## Available data
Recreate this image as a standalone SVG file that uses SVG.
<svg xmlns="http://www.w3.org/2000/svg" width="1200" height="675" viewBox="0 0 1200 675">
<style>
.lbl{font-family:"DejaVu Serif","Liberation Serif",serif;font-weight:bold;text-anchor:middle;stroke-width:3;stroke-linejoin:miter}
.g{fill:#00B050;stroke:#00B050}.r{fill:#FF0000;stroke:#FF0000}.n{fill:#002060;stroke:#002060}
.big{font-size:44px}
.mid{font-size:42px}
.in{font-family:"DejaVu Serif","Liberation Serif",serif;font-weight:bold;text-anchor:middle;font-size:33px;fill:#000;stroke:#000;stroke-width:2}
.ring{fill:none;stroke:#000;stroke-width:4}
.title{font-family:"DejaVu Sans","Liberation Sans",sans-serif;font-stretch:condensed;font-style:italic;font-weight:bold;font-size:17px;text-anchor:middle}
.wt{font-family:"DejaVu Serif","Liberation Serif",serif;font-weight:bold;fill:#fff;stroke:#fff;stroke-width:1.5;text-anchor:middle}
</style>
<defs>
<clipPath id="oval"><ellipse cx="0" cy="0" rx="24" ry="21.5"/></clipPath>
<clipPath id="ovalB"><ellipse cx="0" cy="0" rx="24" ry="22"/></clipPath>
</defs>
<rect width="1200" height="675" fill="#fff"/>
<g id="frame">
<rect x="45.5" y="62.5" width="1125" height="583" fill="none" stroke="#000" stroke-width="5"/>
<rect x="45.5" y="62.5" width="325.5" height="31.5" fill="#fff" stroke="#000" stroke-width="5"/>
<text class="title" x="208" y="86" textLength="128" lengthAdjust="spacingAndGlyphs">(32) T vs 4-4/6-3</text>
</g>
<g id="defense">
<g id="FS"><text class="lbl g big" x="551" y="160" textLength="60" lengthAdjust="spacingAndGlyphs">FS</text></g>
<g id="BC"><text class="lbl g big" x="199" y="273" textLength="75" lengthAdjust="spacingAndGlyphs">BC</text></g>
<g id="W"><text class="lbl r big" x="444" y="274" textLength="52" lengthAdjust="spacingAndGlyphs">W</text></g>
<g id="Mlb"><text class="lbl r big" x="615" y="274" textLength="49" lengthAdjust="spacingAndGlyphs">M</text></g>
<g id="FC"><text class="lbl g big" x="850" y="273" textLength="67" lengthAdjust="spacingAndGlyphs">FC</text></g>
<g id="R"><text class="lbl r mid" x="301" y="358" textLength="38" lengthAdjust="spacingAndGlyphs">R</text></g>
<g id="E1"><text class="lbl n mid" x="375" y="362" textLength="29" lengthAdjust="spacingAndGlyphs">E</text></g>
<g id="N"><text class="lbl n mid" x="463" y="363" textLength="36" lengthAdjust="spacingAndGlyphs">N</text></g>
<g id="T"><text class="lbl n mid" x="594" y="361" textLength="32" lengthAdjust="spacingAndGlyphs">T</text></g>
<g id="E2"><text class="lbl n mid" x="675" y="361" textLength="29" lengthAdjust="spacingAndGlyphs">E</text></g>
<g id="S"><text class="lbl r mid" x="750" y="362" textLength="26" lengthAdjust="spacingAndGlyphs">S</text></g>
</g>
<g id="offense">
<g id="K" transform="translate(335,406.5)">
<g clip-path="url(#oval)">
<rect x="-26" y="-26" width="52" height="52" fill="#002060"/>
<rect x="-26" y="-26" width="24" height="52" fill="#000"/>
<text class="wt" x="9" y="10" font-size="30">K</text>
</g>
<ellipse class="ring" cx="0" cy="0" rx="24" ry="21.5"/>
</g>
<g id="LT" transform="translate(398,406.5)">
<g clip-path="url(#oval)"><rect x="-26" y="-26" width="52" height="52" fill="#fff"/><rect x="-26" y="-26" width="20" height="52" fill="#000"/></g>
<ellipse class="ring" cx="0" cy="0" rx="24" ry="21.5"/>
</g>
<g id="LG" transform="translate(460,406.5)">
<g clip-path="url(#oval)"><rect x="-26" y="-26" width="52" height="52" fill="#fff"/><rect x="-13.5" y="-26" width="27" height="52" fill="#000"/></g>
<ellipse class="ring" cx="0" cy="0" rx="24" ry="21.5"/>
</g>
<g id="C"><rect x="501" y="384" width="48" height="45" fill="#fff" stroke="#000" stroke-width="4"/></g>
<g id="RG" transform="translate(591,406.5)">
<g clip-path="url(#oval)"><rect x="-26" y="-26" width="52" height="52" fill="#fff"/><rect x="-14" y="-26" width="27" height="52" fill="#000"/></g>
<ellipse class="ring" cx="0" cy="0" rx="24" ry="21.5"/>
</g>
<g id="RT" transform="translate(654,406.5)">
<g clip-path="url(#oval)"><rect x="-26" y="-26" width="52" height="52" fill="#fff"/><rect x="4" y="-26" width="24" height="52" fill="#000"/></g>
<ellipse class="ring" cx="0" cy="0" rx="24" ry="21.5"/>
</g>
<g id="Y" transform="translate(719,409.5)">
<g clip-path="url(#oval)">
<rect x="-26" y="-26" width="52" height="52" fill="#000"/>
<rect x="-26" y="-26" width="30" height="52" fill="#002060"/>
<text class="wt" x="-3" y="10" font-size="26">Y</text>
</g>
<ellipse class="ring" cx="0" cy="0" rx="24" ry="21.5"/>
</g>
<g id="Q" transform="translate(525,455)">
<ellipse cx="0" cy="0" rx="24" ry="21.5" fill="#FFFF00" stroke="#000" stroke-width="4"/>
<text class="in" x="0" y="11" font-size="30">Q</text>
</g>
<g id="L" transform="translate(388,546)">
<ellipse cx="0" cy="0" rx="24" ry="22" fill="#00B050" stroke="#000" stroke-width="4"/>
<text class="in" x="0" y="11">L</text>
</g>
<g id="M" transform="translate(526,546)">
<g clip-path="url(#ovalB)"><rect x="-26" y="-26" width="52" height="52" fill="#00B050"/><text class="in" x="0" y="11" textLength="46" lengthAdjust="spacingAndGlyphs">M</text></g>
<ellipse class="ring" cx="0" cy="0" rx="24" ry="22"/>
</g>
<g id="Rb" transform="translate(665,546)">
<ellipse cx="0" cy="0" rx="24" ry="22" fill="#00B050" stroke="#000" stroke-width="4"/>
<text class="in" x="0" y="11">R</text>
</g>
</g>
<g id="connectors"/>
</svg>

## Problem
Retype the listing above in full, with no alterations.

## In response
Recreate this image as a standalone SVG file that uses SVG.
<svg xmlns="http://www.w3.org/2000/svg" width="1200" height="675" viewBox="0 0 1200 675">
<style>
.lbl{font-family:"DejaVu Serif","Liberation Serif",serif;font-weight:bold;text-anchor:middle;stroke-width:3;stroke-linejoin:miter}
.g{fill:#00B050;stroke:#00B050}.r{fill:#FF0000;stroke:#FF0000}.n{fill:#002060;stroke:#002060}
.big{font-size:44px}
.mid{font-size:42px}
.in{font-family:"DejaVu Serif","Liberation Serif",serif;font-weight:bold;text-anchor:middle;font-size:33px;fill:#000;stroke:#000;stroke-width:2}
.ring{fill:none;stroke:#000;stroke-width:4}
.title{font-family:"DejaVu Sans","Liberation Sans",sans-serif;font-stretch:condensed;font-style:italic;font-weight:bold;font-size:17px;text-anchor:middle}
.wt{font-family:"DejaVu Serif","Liberation Serif",serif;font-weight:bold;fill:#fff;stroke:#fff;stroke-width:1.5;text-anchor:middle}
</style>
<defs>
<clipPath id="oval"><ellipse cx="0" cy="0" rx="24" ry="21.5"/></clipPath>
<clipPath id="ovalB"><ellipse cx="0" cy="0" rx="24" ry="22"/></clipPath>
</defs>
<rect width="1200" height="675" fill="#fff"/>
<g id="frame">
<rect x="45.5" y="62.5" width="1125" height="583" fill="none" stroke="#000" stroke-width="5"/>
<rect x="45.5" y="62.5" width="325.5" height="31.5" fill="#fff" stroke="#000" stroke-width="5"/>
<text class="title" x="208" y="86" textLength="128" lengthAdjust="spacingAndGlyphs">(32) T vs 4-4/6-3</text>
</g>
<g id="defense">
<g id="FS"><text class="lbl g big" x="551" y="160" textLength="60" lengthAdjust="spacingAndGlyphs">FS</text></g>
<g id="BC"><text class="lbl g big" x="199" y="273" textLength="75" lengthAdjust="spacingAndGlyphs">BC</text></g>
<g id="W"><text class="lbl r big" x="444" y="274" textLength="52" lengthAdjust="spacingAndGlyphs">W</text></g>
<g id="Mlb"><text class="lbl r big" x="615" y="274" textLength="49" lengthAdjust="spacingAndGlyphs">M</text></g>
<g id="FC"><text class="lbl g big" x="850" y="273" textLength="67" lengthAdjust="spacingAndGlyphs">FC</text></g>
<g id="R"><text class="lbl r mid" x="301" y="358" textLength="38" lengthAdjust="spacingAndGlyphs">R</text></g>
<g id="E1"><text class="lbl n mid" x="375" y="362" textLength="29" lengthAdjust="spacingAndGlyphs">E</text></g>
<g id="N"><text class="lbl n mid" x="463" y="363" textLength="36" lengthAdjust="spacingAndGlyphs">N</text></g>
<g id="T"><text class="lbl n mid" x="594" y="361" textLength="32" lengthAdjust="spacingAndGlyphs">T</text></g>
<g id="E2"><text class="lbl n mid" x="675" y="361" textLength="29" lengthAdjust="spacingAndGlyphs">E</text></g>
<g id="S"><text class="lbl r mid" x="750" y="362" textLength="26" lengthAdjust="spacingAndGlyphs">S</text></g>
</g>
<g id="offense">
<g id="K" transform="translate(335,406.5)">
<g clip-path="url(#oval)">
<rect x="-26" y="-26" width="52" height="52" fill="#002060"/>
<rect x="-26" y="-26" width="24" height="52" fill="#000"/>
<text class="wt" x="9" y="10" font-size="30">K</text>
</g>
<ellipse class="ring" cx="0" cy="0" rx="24" ry="21.5"/>
</g>
<g id="LT" transform="translate(398,406.5)">
<g clip-path="url(#oval)"><rect x="-26" y="-26" width="52" height="52" fill="#fff"/><rect x="-26" y="-26" width="20" height="52" fill="#000"/></g>
<ellipse class="ring" cx="0" cy="0" rx="24" ry="21.5"/>
</g>
<g id="LG" transform="translate(460,406.5)">
<g clip-path="url(#oval)"><rect x="-26" y="-26" width="52" height="52" fill="#fff"/><rect x="-13.5" y="-26" width="27" height="52" fill="#000"/></g>
<ellipse class="ring" cx="0" cy="0" rx="24" ry="21.5"/>
</g>
<g id="C"><rect x="501" y="384" width="48" height="45" fill="#fff" stroke="#000" stroke-width="4"/></g>
<g id="RG" transform="translate(591,406.5)">
<g clip-path="url(#oval)"><rect x="-26" y="-26" width="52" height="52" fill="#fff"/><rect x="-14" y="-26" width="27" height="52" fill="#000"/></g>
<ellipse class="ring" cx="0" cy="0" rx="24" ry="21.5"/>
</g>
<g id="RT" transform="translate(654,406.5)">
<g clip-path="url(#oval)"><rect x="-26" y="-26" width="52" height="52" fill="#fff"/><rect x="4" y="-26" width="24" height="52" fill="#000"/></g>
<ellipse class="ring" cx="0" cy="0" rx="24" ry="21.5"/>
</g>
<g id="Y" transform="translate(719,409.5)">
<g clip-path="url(#oval)">
<rect x="-26" y="-26" width="52" height="52" fill="#000"/>
<rect x="-26" y="-26" width="30" height="52" fill="#002060"/>
<text class="wt" x="-3" y="10" font-size="26">Y</text>
</g>
<ellipse class="ring" cx="0" cy="0" rx="24" ry="21.5"/>
</g>
<g id="Q" transform="translate(525,455)">
<ellipse cx="0" cy="0" rx="24" ry="21.5" fill="#FFFF00" stroke="#000" stroke-width="4"/>
<text class="in" x="0" y="11" font-size="30">Q</text>
</g>
<g id="L" transform="translate(388,546)">
<ellipse cx="0" cy="0" rx="24" ry="22" fill="#00B050" stroke="#000" stroke-width="4"/>
<text class="in" x="0" y="11">L</text>
</g>
<g id="M" transform="translate(526,546)">
<g clip-path="url(#ovalB)"><rect x="-26" y="-26" width="52" height="52" fill="#00B050"/><text class="in" x="0" y="11" textLength="46" lengthAdjust="spacingAndGlyphs">M</text></g>
<ellipse class="ring" cx="0" cy="0" rx="24" ry="22"/>
</g>
<g id="Rb" transform="translate(665,546)">
<ellipse cx="0" cy="0" rx="24" ry="22" fill="#00B050" stroke="#000" stroke-width="4"/>
<text class="in" x="0" y="11">R</text>
</g>
</g>
<g id="connectors"/>
</svg>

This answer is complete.